- [Directions]
Leave out the pictures; transcribe all else exactly.

[Rows from a dataset of charts and code]
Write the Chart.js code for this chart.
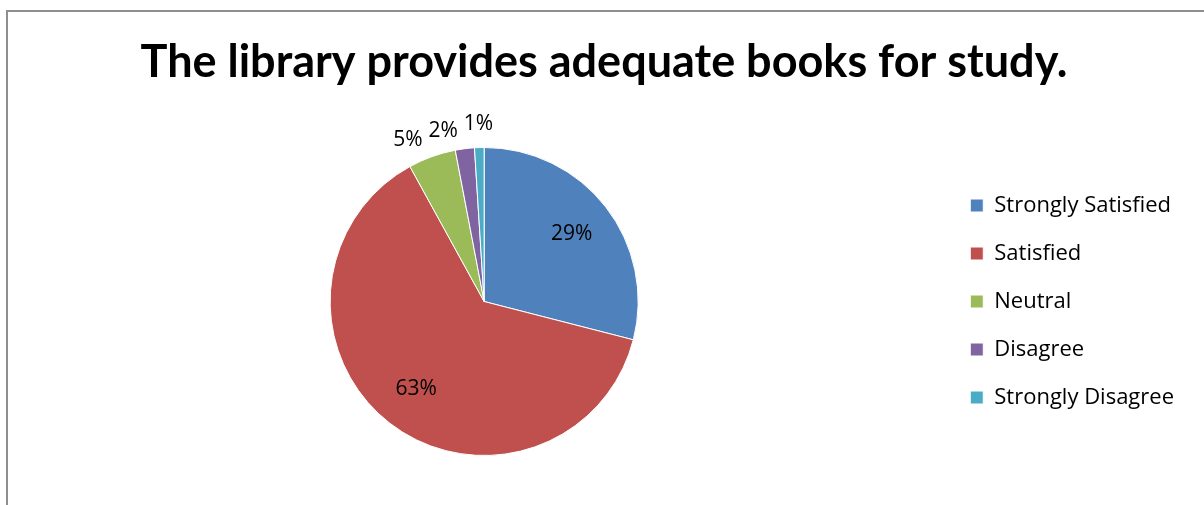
<!DOCTYPE html>
<html>
<head>
<meta charset="utf-8">
<script src="https://cdn.jsdelivr.net/npm/chart.js@4/dist/chart.umd.min.js"></script>
<style>
  html, body { margin: 0; padding: 0; background: #fff; overflow: hidden; }
  #frame { position: absolute; left: 6px; top: 10px; width: 1400px; height: 700px; border: 2px solid #8e8e8e; box-sizing: border-box; }
  #wrap { position: absolute; left: 0; top: 0; width: 1204px; height: 505px; }
</style>
</head>
<body>
<div id="frame"></div>
<div id="wrap"><canvas id="pizza"></canvas></div>
<script>
const titulo = "The library provides adequate books for study.";
const categorias = ["Strongly Satisfied", "Satisfied", "Neutral", "Disagree", "Strongly Disagree"];
const valores = [29, 63, 5, 2, 1];
const cores = ["#4F81BD", "#C0504D", "#9BBB59", "#8064A2", "#4BACC6"];

const fonteTitulo = "Lato, 'Open Sans', sans-serif";
const fonte = "'Open Sans', Lato, sans-serif";

// rótulos de porcentagem: dentro das fatias grandes, fora das pequenas
const rotulos = {
  id: "rotulos",
  afterDatasetsDraw(chart) {
    const ctx = chart.ctx;
    const arcos = chart.getDatasetMeta(0).data;
    const total = valores.reduce((a, b) => a + b, 0);
    ctx.save();
    ctx.font = "21px " + fonte;
    ctx.fillStyle = "#000";
    ctx.textBaseline = "middle";
    ctx.textAlign = "center";
    let fora = [];
    arcos.forEach((arco, i) => {
      const p = arco.getProps(["x", "y", "startAngle", "endAngle", "outerRadius"], true);
      const meio = (p.startAngle + p.endAngle) / 2;
      const texto = Math.round(valores[i] / total * 100) + "%";
      if (valores[i] / total > 0.1) {
        const r = p.outerRadius * 0.72;
        ctx.fillText(texto, p.x + Math.cos(meio) * r, p.y + Math.sin(meio) * r);
      } else {
        const r = p.outerRadius + 24;
        fora.push({ texto, x: p.x + Math.cos(meio) * r, y: p.y + Math.sin(meio) * r });
      }
    });
    // empurra para a esquerda os que se sobrepõem
    for (let i = fora.length - 2; i >= 0; i--) {
      const w = ctx.measureText(fora[i].texto).width;
      const wProx = ctx.measureText(fora[i + 1].texto).width;
      const limite = fora[i + 1].x - wProx / 2 - 6 - w / 2;
      if (fora[i].x > limite) {
        fora[i].x = limite;
        fora[i].y += 6;
      }
    }
    fora.forEach(f => ctx.fillText(f.texto, f.x, f.y));
    ctx.restore();
  }
};

const ctx = document.getElementById("pizza");
const grafico = new Chart(ctx, {
  type: "pie",
  data: {
    labels: categorias,
    datasets: [{
      data: valores,
      backgroundColor: cores,
      borderColor: "#fff",
      borderWidth: 1,
    }],
  },
  options: {
    responsive: true,
    maintainAspectRatio: false,
    animation: false,
    layout: { padding: { left: 24, right: 20, top: 0, bottom: 49 } },
    plugins: {
      title: {
        display: true,
        text: titulo,
        color: "#000",
        font: { family: fonteTitulo, size: 45, weight: "bold" },
        padding: { top: 35, bottom: 58 },
      },
      legend: {
        position: "right",
        fullSize: false,
        labels: {
          color: "#000",
          font: { family: fonte, size: 22 },
          boxWidth: 13,
          boxHeight: 13,
          padding: 26,
        },
      },
      tooltip: { enabled: false },
    },
  },
  plugins: [rotulos],
});
</script>
</body>
</html>
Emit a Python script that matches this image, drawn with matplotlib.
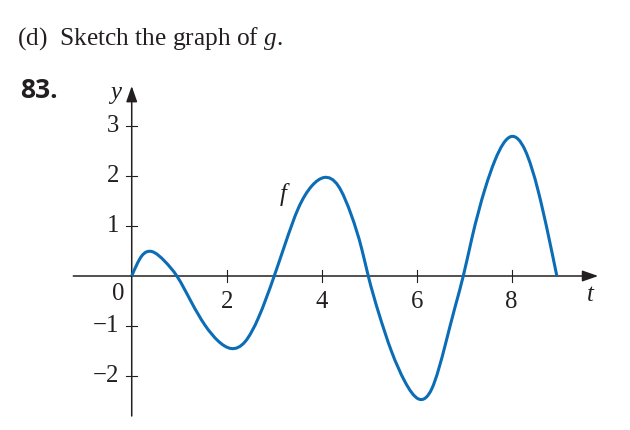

- [The solution]
Write the Chart.js code for this chart.
<!DOCTYPE html>
<html>
<head>
<meta charset="utf-8">
<script src="https://cdn.jsdelivr.net/npm/chart.js@4/dist/chart.umd.min.js"></script>
<style>
  html, body { margin: 0; padding: 0; background: #fff; overflow: hidden; }
  #frame { position: absolute; left: 6px; top: 10px; width: 1400px; height: 700px; border: 2px solid #8e8e8e; box-sizing: border-box; }
  #wrap { position: absolute; left: 0; top: 0; width: 1204px; height: 505px; }
</style>
</head>
<body>
<div id="frame"></div>
<div id="wrap"><canvas id="pizza"></canvas></div>
<script>
const titulo = "The library provides adequate books for study.";
const categorias = ["Strongly Satisfied", "Satisfied", "Neutral", "Disagree", "Strongly Disagree"];
const valores = [29, 63, 5, 2, 1];
const cores = ["#4F81BD", "#C0504D", "#9BBB59", "#8064A2", "#4BACC6"];

const fonteTitulo = "Lato, 'Open Sans', sans-serif";
const fonte = "'Open Sans', Lato, sans-serif";

// rótulos de porcentagem: dentro das fatias grandes, fora das pequenas
const rotulos = {
  id: "rotulos",
  afterDatasetsDraw(chart) {
    const ctx = chart.ctx;
    const arcos = chart.getDatasetMeta(0).data;
    const total = valores.reduce((a, b) => a + b, 0);
    ctx.save();
    ctx.font = "21px " + fonte;
    ctx.fillStyle = "#000";
    ctx.textBaseline = "middle";
    ctx.textAlign = "center";
    let fora = [];
    arcos.forEach((arco, i) => {
      const p = arco.getProps(["x", "y", "startAngle", "endAngle", "outerRadius"], true);
      const meio = (p.startAngle + p.endAngle) / 2;
      const texto = Math.round(valores[i] / total * 100) + "%";
      if (valores[i] / total > 0.1) {
        const r = p.outerRadius * 0.72;
        ctx.fillText(texto, p.x + Math.cos(meio) * r, p.y + Math.sin(meio) * r);
      } else {
        const r = p.outerRadius + 24;
        fora.push({ texto, x: p.x + Math.cos(meio) * r, y: p.y + Math.sin(meio) * r });
      }
    });
    // empurra para a esquerda os que se sobrepõem
    for (let i = fora.length - 2; i >= 0; i--) {
      const w = ctx.measureText(fora[i].texto).width;
      const wProx = ctx.measureText(fora[i + 1].texto).width;
      const limite = fora[i + 1].x - wProx / 2 - 6 - w / 2;
      if (fora[i].x > limite) {
        fora[i].x = limite;
        fora[i].y += 6;
      }
    }
    fora.forEach(f => ctx.fillText(f.texto, f.x, f.y));
    ctx.restore();
  }
};

const ctx = document.getElementById("pizza");
const grafico = new Chart(ctx, {
  type: "pie",
  data: {
    labels: categorias,
    datasets: [{
      data: valores,
      backgroundColor: cores,
      borderColor: "#fff",
      borderWidth: 1,
    }],
  },
  options: {
    responsive: true,
    maintainAspectRatio: false,
    animation: false,
    layout: { padding: { left: 24, right: 20, top: 0, bottom: 49 } },
    plugins: {
      title: {
        display: true,
        text: titulo,
        color: "#000",
        font: { family: fonteTitulo, size: 45, weight: "bold" },
        padding: { top: 35, bottom: 58 },
      },
      legend: {
        position: "right",
        fullSize: false,
        labels: {
          color: "#000",
          font: { family: fonte, size: 22 },
          boxWidth: 13,
          boxHeight: 13,
          padding: 26,
        },
      },
      tooltip: { enabled: false },
    },
  },
  plugins: [rotulos],
});
</script>
</body>
</html>
Emit a Python script that matches this image, drawn with matplotlib.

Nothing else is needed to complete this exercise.